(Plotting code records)

'''

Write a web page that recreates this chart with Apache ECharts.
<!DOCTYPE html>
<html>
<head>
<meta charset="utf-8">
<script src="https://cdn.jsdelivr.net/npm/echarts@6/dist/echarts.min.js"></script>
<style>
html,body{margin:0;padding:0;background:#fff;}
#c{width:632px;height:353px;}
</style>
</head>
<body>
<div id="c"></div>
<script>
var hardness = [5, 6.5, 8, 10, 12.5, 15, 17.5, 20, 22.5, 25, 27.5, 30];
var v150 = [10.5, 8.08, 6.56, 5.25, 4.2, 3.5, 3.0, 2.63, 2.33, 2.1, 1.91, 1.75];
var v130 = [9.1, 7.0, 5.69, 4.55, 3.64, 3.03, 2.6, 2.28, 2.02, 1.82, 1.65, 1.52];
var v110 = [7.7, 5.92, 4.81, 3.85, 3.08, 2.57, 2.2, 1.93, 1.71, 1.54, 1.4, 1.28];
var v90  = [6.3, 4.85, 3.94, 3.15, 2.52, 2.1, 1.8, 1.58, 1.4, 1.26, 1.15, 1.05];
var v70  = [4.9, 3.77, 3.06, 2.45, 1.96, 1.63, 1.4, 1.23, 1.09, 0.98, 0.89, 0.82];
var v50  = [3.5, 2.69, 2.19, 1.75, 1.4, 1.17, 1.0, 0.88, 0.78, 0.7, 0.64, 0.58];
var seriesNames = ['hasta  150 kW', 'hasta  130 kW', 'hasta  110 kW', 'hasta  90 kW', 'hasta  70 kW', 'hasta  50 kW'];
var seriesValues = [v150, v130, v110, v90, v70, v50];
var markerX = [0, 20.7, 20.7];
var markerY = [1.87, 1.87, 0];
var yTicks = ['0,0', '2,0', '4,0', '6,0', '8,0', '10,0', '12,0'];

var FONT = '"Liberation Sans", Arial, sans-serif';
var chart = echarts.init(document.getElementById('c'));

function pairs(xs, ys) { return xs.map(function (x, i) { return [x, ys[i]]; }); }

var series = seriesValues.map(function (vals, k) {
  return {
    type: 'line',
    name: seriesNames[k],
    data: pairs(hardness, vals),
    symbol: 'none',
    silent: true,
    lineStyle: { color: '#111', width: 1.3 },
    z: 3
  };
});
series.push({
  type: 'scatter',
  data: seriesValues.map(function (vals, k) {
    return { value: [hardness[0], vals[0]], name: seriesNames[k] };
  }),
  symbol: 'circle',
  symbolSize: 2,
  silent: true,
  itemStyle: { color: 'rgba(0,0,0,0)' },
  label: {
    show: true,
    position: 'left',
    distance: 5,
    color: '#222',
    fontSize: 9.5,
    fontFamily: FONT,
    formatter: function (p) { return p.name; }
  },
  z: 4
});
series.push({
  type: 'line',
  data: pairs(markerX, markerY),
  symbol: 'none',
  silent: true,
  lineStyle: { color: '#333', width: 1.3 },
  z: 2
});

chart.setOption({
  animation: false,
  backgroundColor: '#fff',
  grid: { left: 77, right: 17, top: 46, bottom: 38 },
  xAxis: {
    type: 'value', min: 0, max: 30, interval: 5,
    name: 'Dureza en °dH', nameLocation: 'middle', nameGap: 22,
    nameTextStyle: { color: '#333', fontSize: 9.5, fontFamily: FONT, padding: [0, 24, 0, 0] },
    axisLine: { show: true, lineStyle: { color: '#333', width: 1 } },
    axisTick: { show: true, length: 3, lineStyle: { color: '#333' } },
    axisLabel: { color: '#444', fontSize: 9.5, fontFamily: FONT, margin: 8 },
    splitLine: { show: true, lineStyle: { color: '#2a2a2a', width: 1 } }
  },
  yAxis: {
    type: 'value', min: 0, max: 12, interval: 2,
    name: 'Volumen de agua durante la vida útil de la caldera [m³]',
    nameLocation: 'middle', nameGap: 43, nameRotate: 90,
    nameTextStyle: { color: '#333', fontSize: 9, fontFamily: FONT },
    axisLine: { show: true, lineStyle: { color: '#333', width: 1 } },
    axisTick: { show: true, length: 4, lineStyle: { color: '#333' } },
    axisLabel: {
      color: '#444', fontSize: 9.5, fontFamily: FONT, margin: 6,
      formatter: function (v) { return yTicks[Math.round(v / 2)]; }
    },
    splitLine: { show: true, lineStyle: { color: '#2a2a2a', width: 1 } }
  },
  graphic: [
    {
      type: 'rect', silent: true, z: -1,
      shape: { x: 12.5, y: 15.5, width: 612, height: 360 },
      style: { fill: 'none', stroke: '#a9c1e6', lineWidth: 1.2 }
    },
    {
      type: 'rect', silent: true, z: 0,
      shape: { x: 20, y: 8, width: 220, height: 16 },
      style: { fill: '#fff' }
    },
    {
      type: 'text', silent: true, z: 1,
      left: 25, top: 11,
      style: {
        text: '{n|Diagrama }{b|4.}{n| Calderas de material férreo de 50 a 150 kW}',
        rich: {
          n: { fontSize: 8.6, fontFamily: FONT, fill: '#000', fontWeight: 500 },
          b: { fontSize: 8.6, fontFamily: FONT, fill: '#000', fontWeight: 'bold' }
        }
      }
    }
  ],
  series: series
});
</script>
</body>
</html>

'''
'''

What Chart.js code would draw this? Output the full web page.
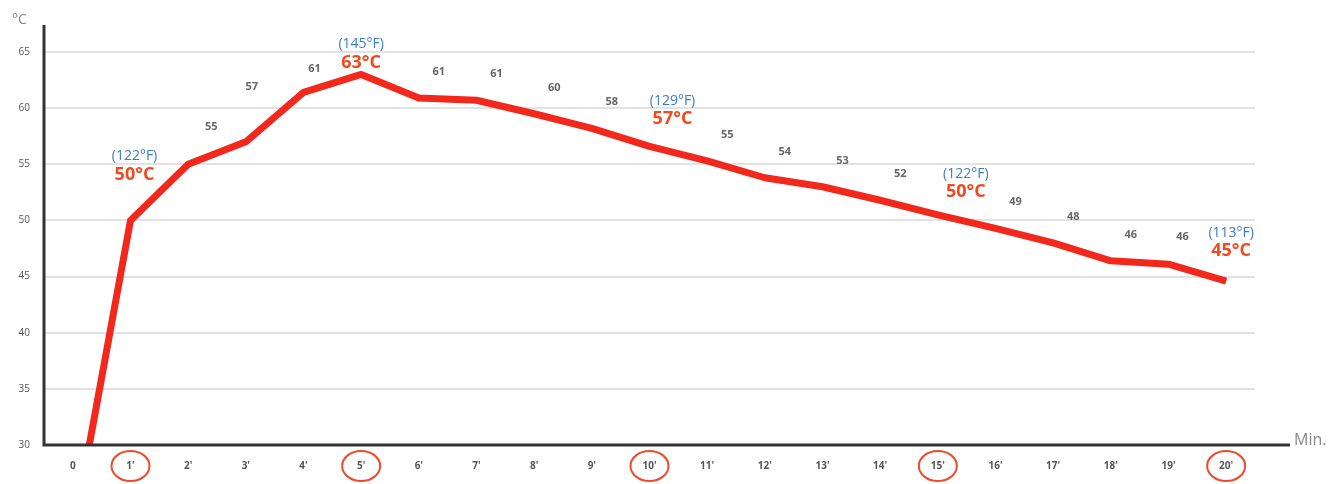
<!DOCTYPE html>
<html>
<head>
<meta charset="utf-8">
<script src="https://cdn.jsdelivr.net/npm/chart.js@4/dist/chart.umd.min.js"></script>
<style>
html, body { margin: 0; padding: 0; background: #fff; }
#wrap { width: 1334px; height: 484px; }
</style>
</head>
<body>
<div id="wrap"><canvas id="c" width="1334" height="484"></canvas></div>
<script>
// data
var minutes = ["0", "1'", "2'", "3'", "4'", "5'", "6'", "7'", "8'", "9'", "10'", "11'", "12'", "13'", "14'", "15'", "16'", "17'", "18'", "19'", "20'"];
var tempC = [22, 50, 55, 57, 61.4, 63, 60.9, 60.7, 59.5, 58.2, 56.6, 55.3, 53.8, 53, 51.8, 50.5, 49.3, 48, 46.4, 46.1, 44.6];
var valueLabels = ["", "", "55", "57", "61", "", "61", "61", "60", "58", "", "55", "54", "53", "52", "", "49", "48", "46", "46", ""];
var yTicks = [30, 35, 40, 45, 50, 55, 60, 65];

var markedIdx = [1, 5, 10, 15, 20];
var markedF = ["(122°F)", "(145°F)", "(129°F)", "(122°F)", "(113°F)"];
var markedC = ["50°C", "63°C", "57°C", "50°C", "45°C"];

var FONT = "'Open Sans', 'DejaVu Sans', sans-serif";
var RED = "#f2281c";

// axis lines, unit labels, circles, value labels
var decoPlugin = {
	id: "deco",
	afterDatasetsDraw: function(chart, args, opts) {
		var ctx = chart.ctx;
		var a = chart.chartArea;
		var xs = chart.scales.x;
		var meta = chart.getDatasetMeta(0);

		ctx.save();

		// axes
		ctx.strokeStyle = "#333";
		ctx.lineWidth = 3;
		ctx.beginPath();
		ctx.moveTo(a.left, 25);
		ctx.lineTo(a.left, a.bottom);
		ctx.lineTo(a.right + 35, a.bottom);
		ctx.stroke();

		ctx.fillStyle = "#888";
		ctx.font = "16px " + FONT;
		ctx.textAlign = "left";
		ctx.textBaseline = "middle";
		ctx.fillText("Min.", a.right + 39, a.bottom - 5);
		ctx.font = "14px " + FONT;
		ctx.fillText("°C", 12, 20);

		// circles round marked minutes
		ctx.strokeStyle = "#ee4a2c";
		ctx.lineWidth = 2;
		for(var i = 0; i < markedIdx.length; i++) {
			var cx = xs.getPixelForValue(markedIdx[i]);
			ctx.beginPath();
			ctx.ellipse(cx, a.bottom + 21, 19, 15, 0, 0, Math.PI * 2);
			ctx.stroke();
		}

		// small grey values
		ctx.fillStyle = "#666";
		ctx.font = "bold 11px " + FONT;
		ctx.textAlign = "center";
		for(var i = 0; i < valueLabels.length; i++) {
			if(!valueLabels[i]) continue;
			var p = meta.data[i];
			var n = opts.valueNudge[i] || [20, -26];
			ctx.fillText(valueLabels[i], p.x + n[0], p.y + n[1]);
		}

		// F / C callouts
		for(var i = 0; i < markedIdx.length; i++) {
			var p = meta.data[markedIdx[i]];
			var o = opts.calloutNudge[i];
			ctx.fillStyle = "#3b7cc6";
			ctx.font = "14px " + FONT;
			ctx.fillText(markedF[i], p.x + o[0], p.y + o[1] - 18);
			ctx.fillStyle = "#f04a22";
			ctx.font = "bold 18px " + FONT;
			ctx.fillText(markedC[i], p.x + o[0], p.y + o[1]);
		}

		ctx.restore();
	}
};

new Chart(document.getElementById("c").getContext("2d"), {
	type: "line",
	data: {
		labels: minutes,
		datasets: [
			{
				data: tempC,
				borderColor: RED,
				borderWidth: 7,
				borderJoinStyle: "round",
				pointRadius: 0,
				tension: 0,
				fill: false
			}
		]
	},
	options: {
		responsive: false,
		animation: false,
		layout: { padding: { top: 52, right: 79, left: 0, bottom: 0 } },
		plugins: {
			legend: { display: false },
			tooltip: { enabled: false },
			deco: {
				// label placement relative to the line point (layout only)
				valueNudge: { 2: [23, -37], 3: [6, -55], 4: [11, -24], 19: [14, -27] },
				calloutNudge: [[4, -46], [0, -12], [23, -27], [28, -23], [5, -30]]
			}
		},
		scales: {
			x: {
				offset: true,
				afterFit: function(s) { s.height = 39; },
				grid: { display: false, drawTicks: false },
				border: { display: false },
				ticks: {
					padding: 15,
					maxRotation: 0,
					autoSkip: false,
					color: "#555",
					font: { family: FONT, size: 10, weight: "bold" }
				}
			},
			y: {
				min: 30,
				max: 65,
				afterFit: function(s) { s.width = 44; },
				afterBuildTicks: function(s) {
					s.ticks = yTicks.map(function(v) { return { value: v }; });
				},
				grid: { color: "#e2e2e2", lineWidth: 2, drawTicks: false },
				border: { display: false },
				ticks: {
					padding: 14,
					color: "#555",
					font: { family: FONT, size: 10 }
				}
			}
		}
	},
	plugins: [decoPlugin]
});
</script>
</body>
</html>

'''
'''

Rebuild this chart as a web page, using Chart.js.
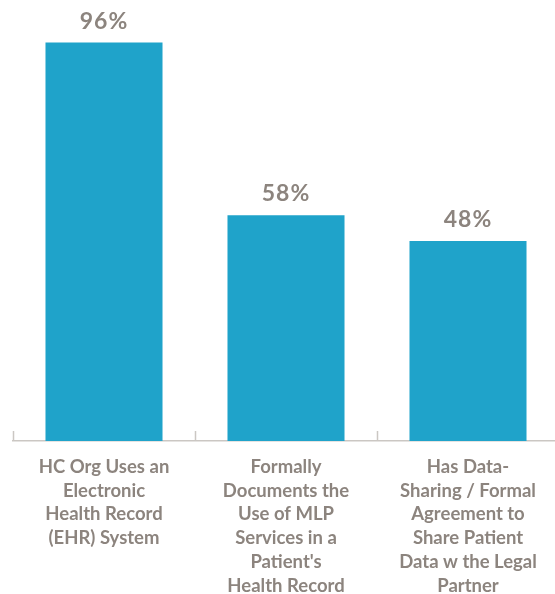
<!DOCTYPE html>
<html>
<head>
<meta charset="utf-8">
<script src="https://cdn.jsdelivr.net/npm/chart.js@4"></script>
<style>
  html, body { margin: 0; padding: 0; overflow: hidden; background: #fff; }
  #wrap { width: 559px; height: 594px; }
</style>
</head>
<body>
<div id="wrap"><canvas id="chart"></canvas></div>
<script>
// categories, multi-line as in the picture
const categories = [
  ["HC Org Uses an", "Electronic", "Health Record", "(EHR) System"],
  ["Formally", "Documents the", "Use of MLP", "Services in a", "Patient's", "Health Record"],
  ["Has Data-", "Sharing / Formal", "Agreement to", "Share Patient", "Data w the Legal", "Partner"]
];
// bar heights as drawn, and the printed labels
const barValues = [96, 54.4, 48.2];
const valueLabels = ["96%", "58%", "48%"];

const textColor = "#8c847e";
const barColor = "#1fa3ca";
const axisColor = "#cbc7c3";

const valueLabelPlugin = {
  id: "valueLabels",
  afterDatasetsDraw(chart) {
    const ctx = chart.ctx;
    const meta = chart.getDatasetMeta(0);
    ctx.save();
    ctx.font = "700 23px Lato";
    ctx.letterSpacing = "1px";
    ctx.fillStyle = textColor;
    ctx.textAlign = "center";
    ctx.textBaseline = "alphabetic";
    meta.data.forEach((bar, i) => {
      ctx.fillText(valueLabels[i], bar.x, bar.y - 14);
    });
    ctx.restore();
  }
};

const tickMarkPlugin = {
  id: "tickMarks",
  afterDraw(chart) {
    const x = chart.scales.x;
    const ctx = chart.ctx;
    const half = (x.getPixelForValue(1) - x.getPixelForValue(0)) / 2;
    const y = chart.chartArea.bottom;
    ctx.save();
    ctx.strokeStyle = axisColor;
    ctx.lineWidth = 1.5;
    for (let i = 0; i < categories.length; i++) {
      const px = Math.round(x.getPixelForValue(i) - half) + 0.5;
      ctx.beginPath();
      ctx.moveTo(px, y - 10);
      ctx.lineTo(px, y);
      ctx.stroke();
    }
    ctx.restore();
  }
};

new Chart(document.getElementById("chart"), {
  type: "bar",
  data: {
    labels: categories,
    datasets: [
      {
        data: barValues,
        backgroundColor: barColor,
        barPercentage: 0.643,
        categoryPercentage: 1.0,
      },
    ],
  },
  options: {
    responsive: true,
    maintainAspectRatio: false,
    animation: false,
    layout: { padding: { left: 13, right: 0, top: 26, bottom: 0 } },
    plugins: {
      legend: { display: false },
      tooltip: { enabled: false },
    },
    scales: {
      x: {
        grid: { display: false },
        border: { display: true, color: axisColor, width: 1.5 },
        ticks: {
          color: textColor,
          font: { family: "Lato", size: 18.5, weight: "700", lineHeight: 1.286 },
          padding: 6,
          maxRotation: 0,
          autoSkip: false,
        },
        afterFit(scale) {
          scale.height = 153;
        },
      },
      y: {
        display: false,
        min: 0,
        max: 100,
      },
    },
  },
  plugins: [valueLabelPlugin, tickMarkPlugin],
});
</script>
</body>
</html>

'''

## Required work
Copy each line above containing the string "page".

## Task output
Write a web page that recreates this chart with Apache ECharts.
What Chart.js code would draw this? Output the full web page.
Rebuild this chart as a web page, using Chart.js.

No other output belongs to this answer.